* _SET TASK_
Please write out the lines of the data exactly, beginning with the first and ending with the line containing "limits = [1.0, 0.95]"; leave the pictures behind.

BEGIN SUPPLIED DATA

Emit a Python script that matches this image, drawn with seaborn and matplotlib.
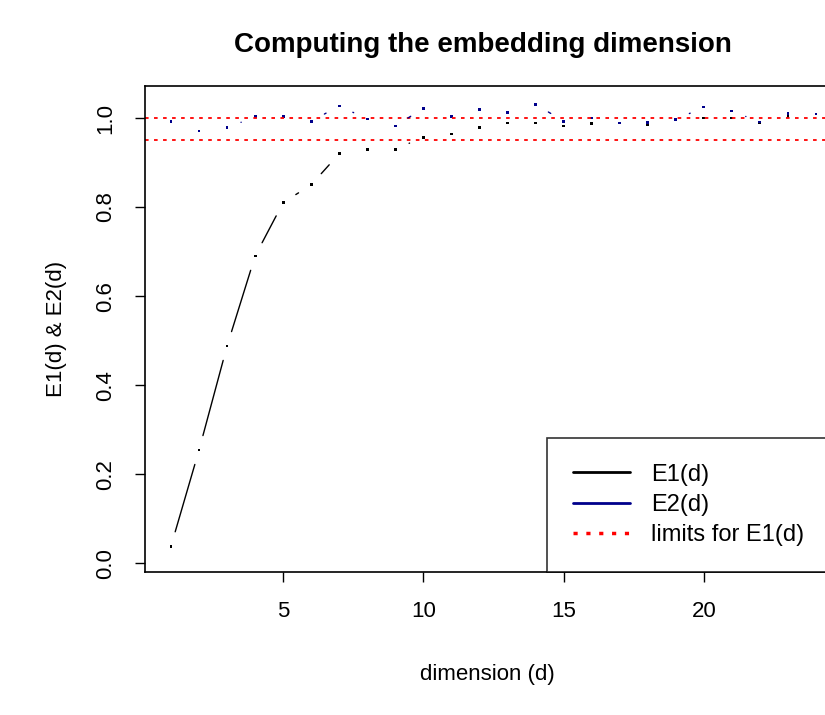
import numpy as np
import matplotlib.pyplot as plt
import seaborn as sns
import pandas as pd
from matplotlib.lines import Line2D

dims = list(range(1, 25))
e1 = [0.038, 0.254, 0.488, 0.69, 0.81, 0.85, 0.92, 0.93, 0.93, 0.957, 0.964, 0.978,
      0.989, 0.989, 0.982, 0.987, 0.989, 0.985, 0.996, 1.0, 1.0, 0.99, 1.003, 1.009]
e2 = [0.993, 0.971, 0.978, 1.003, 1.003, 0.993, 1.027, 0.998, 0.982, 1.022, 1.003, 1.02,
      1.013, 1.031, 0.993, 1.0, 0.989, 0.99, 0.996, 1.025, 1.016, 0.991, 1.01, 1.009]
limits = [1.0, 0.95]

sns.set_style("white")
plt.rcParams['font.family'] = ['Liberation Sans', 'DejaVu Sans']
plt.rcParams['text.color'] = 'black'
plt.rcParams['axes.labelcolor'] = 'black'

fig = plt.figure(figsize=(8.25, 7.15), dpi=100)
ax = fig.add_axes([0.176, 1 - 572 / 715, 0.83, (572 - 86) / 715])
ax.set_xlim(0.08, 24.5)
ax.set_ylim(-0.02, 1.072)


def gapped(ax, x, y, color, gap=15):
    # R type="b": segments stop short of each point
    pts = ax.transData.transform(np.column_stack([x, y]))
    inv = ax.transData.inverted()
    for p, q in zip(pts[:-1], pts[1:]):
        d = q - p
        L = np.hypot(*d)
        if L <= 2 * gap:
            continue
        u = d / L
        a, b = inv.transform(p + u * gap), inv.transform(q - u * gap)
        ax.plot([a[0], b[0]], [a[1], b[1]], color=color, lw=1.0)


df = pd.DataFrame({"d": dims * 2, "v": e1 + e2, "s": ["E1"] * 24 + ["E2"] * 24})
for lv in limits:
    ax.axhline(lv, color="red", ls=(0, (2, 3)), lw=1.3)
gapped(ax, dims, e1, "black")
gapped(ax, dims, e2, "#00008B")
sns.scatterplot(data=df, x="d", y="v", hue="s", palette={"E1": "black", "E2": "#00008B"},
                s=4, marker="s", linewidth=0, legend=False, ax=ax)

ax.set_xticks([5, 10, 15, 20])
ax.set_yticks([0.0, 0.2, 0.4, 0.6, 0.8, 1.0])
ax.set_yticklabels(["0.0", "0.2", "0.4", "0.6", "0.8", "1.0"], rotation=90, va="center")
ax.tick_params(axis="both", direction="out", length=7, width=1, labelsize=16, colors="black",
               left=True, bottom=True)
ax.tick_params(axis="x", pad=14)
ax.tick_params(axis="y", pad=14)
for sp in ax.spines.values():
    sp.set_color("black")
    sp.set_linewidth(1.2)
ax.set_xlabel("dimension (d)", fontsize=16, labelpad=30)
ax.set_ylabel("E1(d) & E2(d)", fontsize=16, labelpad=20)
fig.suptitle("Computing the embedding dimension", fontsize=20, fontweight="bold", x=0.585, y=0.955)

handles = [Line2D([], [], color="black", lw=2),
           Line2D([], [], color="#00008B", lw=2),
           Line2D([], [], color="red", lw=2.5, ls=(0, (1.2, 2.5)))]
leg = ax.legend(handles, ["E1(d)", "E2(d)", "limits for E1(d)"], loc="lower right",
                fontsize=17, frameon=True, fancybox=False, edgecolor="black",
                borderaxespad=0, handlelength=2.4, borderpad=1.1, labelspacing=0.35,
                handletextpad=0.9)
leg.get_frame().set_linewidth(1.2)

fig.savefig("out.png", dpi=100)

END SUPPLIED DATA

* _COMPLETE ANSWER_
Emit a Python script that matches this image, drawn with seaborn and matplotlib.
import numpy as np
import matplotlib.pyplot as plt
import seaborn as sns
import pandas as pd
from matplotlib.lines import Line2D

dims = list(range(1, 25))
e1 = [0.038, 0.254, 0.488, 0.69, 0.81, 0.85, 0.92, 0.93, 0.93, 0.957, 0.964, 0.978,
      0.989, 0.989, 0.982, 0.987, 0.989, 0.985, 0.996, 1.0, 1.0, 0.99, 1.003, 1.009]
e2 = [0.993, 0.971, 0.978, 1.003, 1.003, 0.993, 1.027, 0.998, 0.982, 1.022, 1.003, 1.02,
      1.013, 1.031, 0.993, 1.0, 0.989, 0.99, 0.996, 1.025, 1.016, 0.991, 1.01, 1.009]
limits = [1.0, 0.95]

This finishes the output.